>>
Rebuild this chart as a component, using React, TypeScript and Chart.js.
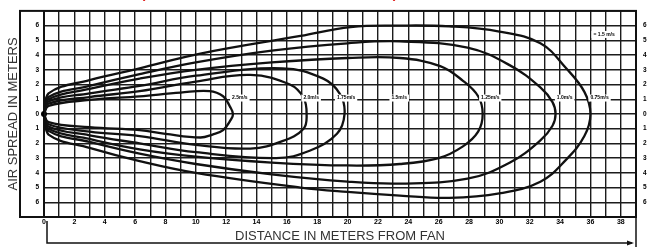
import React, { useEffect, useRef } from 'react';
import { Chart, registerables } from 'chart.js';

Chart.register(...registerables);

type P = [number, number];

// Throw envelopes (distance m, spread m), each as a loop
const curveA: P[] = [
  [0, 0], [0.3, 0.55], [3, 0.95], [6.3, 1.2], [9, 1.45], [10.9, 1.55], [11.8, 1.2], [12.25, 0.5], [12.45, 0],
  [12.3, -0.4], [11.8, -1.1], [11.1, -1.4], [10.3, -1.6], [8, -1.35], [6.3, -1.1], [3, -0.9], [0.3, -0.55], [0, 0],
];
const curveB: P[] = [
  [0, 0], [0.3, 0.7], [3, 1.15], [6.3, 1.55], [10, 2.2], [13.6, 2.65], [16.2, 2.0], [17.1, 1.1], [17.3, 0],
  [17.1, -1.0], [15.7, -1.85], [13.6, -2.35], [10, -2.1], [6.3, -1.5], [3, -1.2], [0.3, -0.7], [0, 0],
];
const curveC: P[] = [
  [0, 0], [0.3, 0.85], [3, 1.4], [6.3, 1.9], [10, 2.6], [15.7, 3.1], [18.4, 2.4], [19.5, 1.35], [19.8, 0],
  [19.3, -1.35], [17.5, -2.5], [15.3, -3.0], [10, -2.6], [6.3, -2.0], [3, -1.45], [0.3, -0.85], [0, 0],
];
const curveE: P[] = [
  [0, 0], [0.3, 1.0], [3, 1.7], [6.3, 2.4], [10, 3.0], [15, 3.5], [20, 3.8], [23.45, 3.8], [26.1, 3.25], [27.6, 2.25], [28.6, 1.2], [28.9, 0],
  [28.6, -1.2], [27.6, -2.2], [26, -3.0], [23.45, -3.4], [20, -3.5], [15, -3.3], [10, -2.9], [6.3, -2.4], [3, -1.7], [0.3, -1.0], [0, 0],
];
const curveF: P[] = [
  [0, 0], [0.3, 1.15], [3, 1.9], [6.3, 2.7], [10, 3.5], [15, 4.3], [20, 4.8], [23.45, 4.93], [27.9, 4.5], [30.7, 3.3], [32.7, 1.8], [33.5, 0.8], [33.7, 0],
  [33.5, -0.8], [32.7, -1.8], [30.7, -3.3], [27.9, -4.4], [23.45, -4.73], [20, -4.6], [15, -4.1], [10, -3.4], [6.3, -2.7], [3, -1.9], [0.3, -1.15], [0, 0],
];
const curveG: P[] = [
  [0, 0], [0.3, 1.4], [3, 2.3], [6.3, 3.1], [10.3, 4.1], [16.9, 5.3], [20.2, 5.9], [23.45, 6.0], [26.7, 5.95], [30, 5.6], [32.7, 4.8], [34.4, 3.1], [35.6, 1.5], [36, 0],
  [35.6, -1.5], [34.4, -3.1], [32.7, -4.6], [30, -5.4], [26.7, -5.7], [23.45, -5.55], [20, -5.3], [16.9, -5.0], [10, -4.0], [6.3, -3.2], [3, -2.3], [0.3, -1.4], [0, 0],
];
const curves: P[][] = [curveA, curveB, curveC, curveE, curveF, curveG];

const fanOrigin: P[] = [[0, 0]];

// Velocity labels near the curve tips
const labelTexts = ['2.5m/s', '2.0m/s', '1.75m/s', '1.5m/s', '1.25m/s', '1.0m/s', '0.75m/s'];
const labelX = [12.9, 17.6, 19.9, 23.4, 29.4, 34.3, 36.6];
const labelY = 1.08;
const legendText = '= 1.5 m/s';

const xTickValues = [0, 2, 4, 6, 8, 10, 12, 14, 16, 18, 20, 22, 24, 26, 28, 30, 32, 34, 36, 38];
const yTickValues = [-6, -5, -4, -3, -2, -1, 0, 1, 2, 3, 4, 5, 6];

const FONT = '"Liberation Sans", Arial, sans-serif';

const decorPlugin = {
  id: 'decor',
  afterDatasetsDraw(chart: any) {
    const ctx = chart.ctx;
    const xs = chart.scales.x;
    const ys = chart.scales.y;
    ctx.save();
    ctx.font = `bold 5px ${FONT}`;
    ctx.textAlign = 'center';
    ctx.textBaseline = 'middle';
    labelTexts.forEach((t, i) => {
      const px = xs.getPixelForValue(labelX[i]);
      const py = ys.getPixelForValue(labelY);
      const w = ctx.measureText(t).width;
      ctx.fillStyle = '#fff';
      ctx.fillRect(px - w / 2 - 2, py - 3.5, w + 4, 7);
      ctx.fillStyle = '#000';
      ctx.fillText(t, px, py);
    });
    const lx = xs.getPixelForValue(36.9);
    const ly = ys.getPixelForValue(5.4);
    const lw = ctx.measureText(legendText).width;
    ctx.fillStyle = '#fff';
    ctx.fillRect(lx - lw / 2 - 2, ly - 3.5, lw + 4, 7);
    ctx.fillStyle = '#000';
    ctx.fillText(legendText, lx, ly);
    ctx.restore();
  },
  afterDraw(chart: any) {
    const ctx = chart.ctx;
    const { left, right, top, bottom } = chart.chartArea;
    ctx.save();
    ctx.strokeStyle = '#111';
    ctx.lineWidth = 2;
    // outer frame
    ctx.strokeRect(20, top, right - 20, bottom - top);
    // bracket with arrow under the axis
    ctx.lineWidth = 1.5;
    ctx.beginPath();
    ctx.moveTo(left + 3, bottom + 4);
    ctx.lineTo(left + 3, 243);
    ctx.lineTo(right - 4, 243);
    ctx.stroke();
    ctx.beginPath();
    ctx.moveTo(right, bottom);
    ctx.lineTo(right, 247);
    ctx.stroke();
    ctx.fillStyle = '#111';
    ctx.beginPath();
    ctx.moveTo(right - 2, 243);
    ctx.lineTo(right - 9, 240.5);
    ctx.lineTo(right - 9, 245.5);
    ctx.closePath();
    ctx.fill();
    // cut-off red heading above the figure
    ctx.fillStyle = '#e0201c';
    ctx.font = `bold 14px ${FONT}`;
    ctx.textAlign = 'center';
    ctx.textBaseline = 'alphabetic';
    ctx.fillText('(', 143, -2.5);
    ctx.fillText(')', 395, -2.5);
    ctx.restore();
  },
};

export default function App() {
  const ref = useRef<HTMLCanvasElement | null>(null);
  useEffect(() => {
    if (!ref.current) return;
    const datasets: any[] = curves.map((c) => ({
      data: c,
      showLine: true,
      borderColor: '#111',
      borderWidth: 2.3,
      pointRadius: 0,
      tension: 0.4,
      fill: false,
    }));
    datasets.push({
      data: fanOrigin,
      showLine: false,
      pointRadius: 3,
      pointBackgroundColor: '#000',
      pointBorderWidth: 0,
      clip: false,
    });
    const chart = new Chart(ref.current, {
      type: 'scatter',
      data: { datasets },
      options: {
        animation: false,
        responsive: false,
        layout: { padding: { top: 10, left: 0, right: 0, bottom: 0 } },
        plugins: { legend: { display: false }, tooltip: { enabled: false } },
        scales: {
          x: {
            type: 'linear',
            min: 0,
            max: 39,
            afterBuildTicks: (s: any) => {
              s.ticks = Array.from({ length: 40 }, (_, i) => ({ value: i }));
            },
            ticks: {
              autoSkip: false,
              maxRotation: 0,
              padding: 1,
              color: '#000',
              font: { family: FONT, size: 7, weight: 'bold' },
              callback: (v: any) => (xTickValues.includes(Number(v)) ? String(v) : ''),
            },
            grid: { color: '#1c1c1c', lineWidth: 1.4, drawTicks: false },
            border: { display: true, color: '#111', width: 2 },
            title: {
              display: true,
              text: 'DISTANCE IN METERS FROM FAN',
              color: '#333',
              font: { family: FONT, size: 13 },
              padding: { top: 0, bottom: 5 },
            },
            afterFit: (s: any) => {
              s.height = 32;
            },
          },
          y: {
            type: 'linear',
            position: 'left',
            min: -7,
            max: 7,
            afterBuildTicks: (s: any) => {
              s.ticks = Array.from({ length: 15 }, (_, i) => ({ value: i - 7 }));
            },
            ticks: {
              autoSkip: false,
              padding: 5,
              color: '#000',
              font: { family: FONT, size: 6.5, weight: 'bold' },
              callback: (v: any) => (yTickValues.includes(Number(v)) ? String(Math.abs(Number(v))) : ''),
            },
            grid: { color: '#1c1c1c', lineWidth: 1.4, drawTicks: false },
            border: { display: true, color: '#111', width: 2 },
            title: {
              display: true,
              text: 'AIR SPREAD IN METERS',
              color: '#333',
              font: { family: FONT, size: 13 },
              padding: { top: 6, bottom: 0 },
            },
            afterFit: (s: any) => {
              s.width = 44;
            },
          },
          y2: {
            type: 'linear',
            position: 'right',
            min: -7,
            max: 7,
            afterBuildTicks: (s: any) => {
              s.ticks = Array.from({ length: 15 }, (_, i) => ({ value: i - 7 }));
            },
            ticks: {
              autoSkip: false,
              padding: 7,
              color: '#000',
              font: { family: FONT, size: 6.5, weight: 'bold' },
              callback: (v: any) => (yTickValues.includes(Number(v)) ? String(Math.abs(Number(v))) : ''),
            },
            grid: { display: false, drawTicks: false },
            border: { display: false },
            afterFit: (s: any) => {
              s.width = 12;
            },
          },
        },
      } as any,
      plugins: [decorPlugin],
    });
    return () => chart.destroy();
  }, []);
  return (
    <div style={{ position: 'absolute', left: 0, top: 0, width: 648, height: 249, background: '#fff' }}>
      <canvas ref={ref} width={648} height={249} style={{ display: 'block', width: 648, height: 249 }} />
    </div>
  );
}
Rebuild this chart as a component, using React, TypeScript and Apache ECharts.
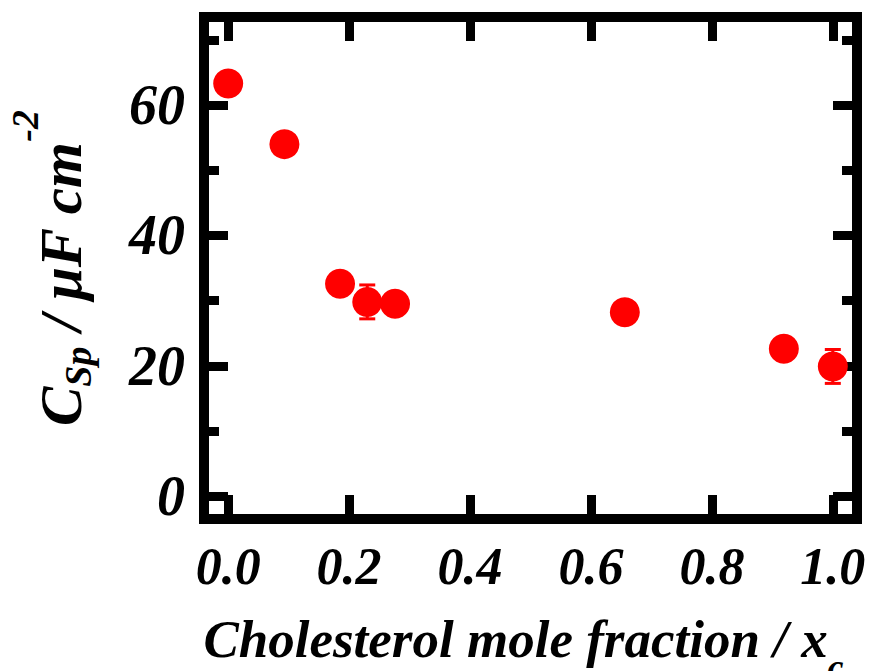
<<
Each line that contains the word "Rebuild" counts toward the total; give only that total.

_ANSWER TO THIS PROBLEM_:
2